Sunday, February 22, 2009
Last year at this time, a woman stopped me in the grocery store. “Excuse me sir, but you have a smudge on your forehead.” She said, “It looks like dirt.” I smiled and said, “I know. It is a smudge but it isn’t dirt. It’s Ash Wednesday in my church and we have this special service where our Minister touches our forehead with soot. “Strange custom,” she said. “It’s a reminder that we are human and vulnerable and though we might live a long life, our days are still numbered.” She shook her head. “Sounds depressing.”
In some ways it is depressing. Who wants to be reminded that we really are dust and one day it shall all be over and we will return to dust? Most of us would prefer to talk about the ball game, who might be the next American idol or if the Oscar winners satisfied us.
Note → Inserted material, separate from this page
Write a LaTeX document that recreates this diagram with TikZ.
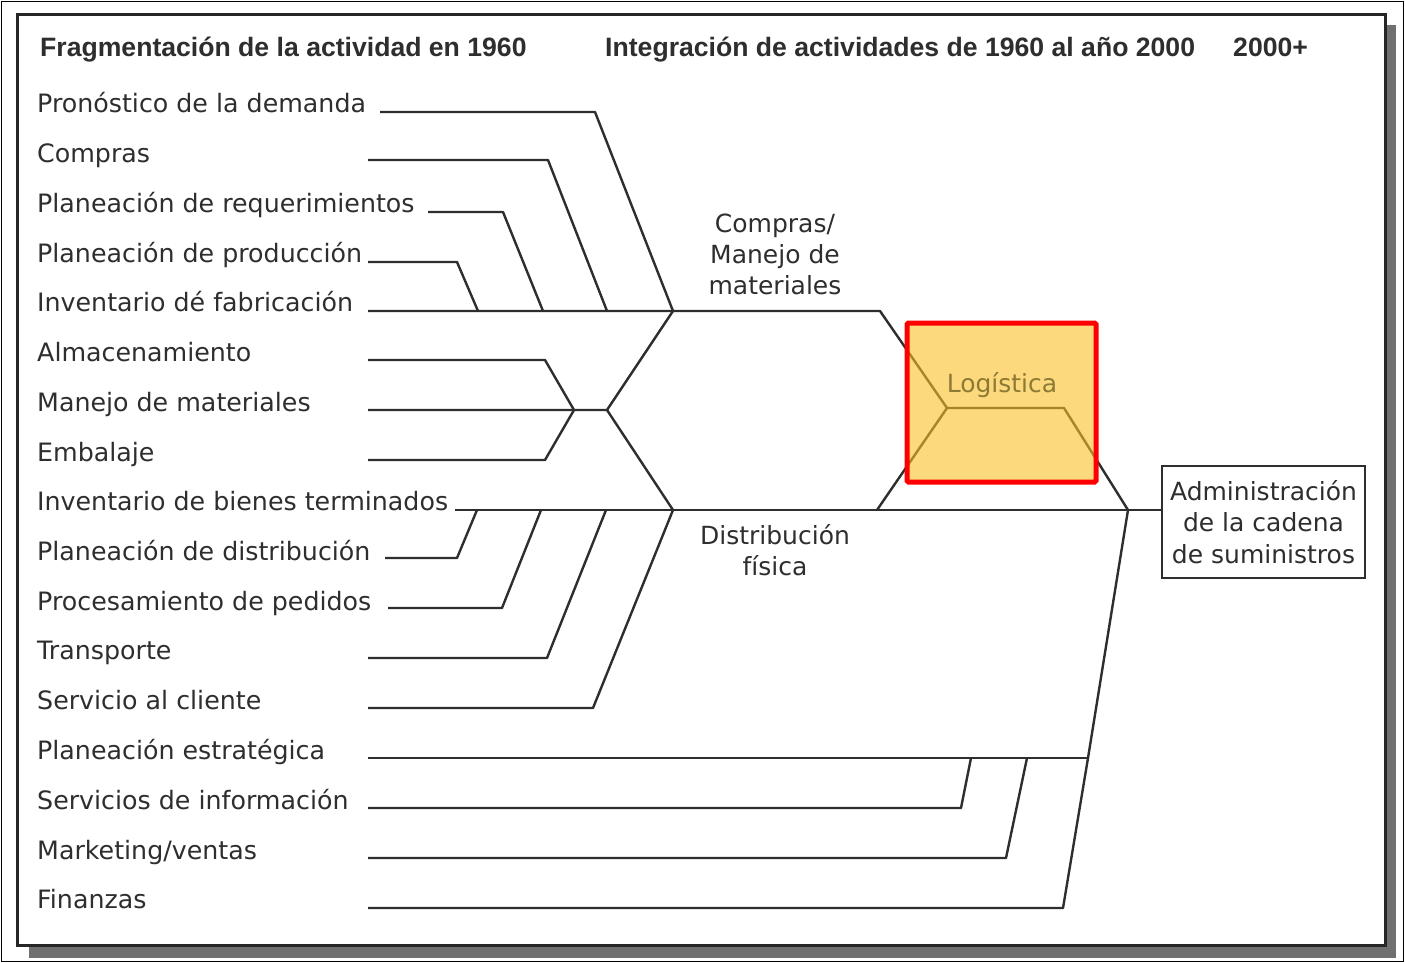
\documentclass[tikz,border=0pt]{standalone}
\usepackage{fontspec}
\setmainfont{DejaVu Sans}
\newfontfamily\headfont{Liberation Sans}
\definecolor{ink}{HTML}{2E2E2E}
\definecolor{logfill}{RGB}{250,192,37}
\definecolor{logtext}{HTML}{8C7A35}
\definecolor{shadowc}{HTML}{707070}
\begin{document}
\begin{tikzpicture}[x=1pt,y=-1pt,
  lbl/.style={anchor=base west, inner sep=0pt, font=\fontsize{25.3}{31}\selectfont, text=ink},
  hdr/.style={anchor=base west, inner sep=0pt, font=\headfont\bfseries\fontsize{26.6}{30}\selectfont, text=ink},
  mid/.style={align=center, inner sep=0pt, font=\fontsize{25}{31}\selectfont, text=ink},
  conn/.style={draw=ink, line width=2.4, line join=round},
]
\useasboundingbox (0,0) rectangle (1405,963);
% outer thin border
\draw[line width=1.4, black] (1.5,1.5) rectangle (1403.5,961.5);
% shadow and frame
\fill[shadowc] (29,25) rectangle (1396,958);
\fill[white] (17,15) rectangle (1385,945);
\draw[line width=3, black!85] (17,15) rectangle (1385,945);

% headers
\node[hdr] (h1) at (40,57) {Fragmentación de la actividad en 1960};
\node[hdr] (h2) at (605,57) {Integración de actividades de 1960 al año 2000};
\node[hdr] (h3) at (1233,57) {2000+};

% labels
\node[lbl] (l1) at (37,113) {Pronóstico de la demanda};
\node[lbl] (l2) at (37,162) {Compras};
\node[lbl] (l3) at (37,212) {Planeación de requerimientos};
\node[lbl] (l4) at (37,262) {Planeación de producción};
\node[lbl] (l5) at (37,311) {Inventario dé fabricación};
\node[lbl] (l6) at (37,361) {Almacenamiento};
\node[lbl] (l7) at (37,411) {Manejo de materiales};
\node[lbl] (l8) at (37,461) {Embalaje};
\node[lbl] (l9) at (37,510) {Inventario de bienes terminados};
\node[lbl] (l10) at (37,560) {Planeación de distribución};
\node[lbl] (l11) at (37,610) {Procesamiento de pedidos};
\node[lbl] (l12) at (37,659) {Transporte};
\node[lbl] (l13) at (37,709) {Servicio al cliente};
\node[lbl] (l14) at (37,759) {Planeación estratégica};
\node[lbl] (l15) at (37,809) {Servicios de información};
\node[lbl] (l16) at (37,859) {Marketing/ventas};
\node[lbl] (l17) at (37,908) {Finanzas};

% middle labels
\node[mid] (cm) at (775,254) {Compras/\\Manejo de\\materiales};
\node[mid] (df) at (775,550) {Distribución\\física};

% admin box
\node[draw=ink, line width=2, minimum width=203, minimum height=112, align=center,
      inner sep=0pt, font=\fontsize{25}{31.5}\selectfont, text=ink] (adm) at (1263.5,522)
      {Administración\\de la cadena\\de suministros};

% start points
\coordinate (s1) at (380,112);  \coordinate (b1) at (595,112);
\coordinate (s2) at (368,160);  \coordinate (b2) at (548,160);
\coordinate (s3) at (428,212);  \coordinate (b3) at (503,212);
\coordinate (s4) at (368,262);  \coordinate (b4) at (457,262);
\coordinate (s5) at (368,311);
\coordinate (s6) at (368,360);  \coordinate (b6) at (545,360);
\coordinate (s7) at (368,410);
\coordinate (s8) at (368,460);  \coordinate (b8) at (545,460);
\coordinate (s9) at (455,510);
\coordinate (s10) at (385,558); \coordinate (b10) at (457,558);
\coordinate (s11) at (388,608); \coordinate (b11) at (502,608);
\coordinate (s12) at (368,658); \coordinate (b12) at (547,658);
\coordinate (s13) at (368,708); \coordinate (b13) at (593,708);
\coordinate (s14) at (368,758);
\coordinate (s15) at (368,808); \coordinate (b15) at (961,808);
\coordinate (s16) at (368,858); \coordinate (b16) at (1006,858);
\coordinate (s17) at (368,908); \coordinate (b17) at (1063,908);
% junctions
\coordinate (jA) at (673,311);
\coordinate (jB) at (607,311);
\coordinate (jC) at (543,311);
\coordinate (jD) at (478,311);
\coordinate (jE) at (574,410);
\coordinate (jF) at (607,410);
\coordinate (jG) at (673,510);
\coordinate (jH) at (477,510);
\coordinate (jI) at (541,510);
\coordinate (jJ) at (606,510);
\coordinate (jK) at (880,311);
\coordinate (jL) at (947,408);
\coordinate (jM) at (1064,408);
\coordinate (jN) at (877,510);
\coordinate (jO) at (1128,510);
\coordinate (jP) at (1088,758);
\coordinate (jQ) at (971,758);
\coordinate (jR) at (1027,758);

% connectors
\draw[conn] (s1) -- (b1) -- (jA);
\draw[conn] (s2) -- (b2) -- (jB);
\draw[conn] (s3) -- (b3) -- (jC);
\draw[conn] (s4) -- (b4) -- (jD);
\draw[conn] (s5) -- (jK) -- (jL);
\draw[conn] (s6) -- (b6) -- (jE);
\draw[conn] (s7) -- (jE) -- (jF) -- (jA);
\draw[conn] (jF) -- (jG);
\draw[conn] (s8) -- (b8) -- (jE);
\draw[conn] (s9) -- (s9 -| adm.west);
\draw[conn] (jN) -- (jL) -- (jM) -- (jO);
\draw[conn] (s10) -- (b10) -- (jH);
\draw[conn] (s11) -- (b11) -- (jI);
\draw[conn] (s12) -- (b12) -- (jJ);
\draw[conn] (s13) -- (b13) -- (jG);
\draw[conn] (s14) -- (jP);
\draw[conn] (s15) -- (b15) -- (jQ);
\draw[conn] (s16) -- (b16) -- (jR);
\draw[conn] (s17) -- (b17) -- (jP) -- (jO);

% Logistica highlight
\fill[logfill, fill opacity=0.6] (907,323) rectangle (1096,482);
\node[font=\fontsize{25}{30}\selectfont, text=logtext, inner sep=0pt] (log) at (1002,385) {Logística};
\draw[red, line width=5, rounded corners=1.5] (907,323) rectangle (1096,482);
\end{tikzpicture}
\end{document}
After my conversation in the grocery store I moved on. Later in the day I looked into a mirror and the smudge on my forehead startled me. Even after I washed the soot off I couldn’t escape the truth that we are all a marked people.
We need an Ash Wednesday to nudge us back into the reality that all of us are smudged with vulnerability, finitude and imperfection. People in 2009 need a time when we can stare into the mirror and remember that even the best of us is dust and one day to dust we shall return. A healthy dose of reality might just humanize all of us that call ourselves believers. We all have a dark side and if people discovered our shadows they would turn away. Such a reminder does not excuse our sinning but it should at least remind us all to watch our steps. Paul wrote to Corinth, “So if you think you are standing, watch out that you do not fall.”
Come Wednesday we Christians will stand in a long line with people just like us. All of us are broken people, carrying heavy burdens and wishing we could forget that one day we really will return to dust. And yet we Christians kneel at some altar year after year and hear some priest whisper, “Dust you are and to dust you shall return.” But in-between that marking and the rest of our days, Lent holds out a promise. Bearing the mark of our sinning, knowing full well we are as human as any Ted Haggard or Alex Rodriguez or Bernard Meddoff, we dare to believe a hopeful word. We can be forgiven. We can move, burdens and all, back into the world working for peace and justice and trying to love one another.
Folk singer Leonard Cohen got it right, “There are cracks, there are cracks in everything—that’s how the light shines through.” Hopefully Ash Wednesday and these forty days before Easter can save us despite the cracks and help us be better bearers of the light.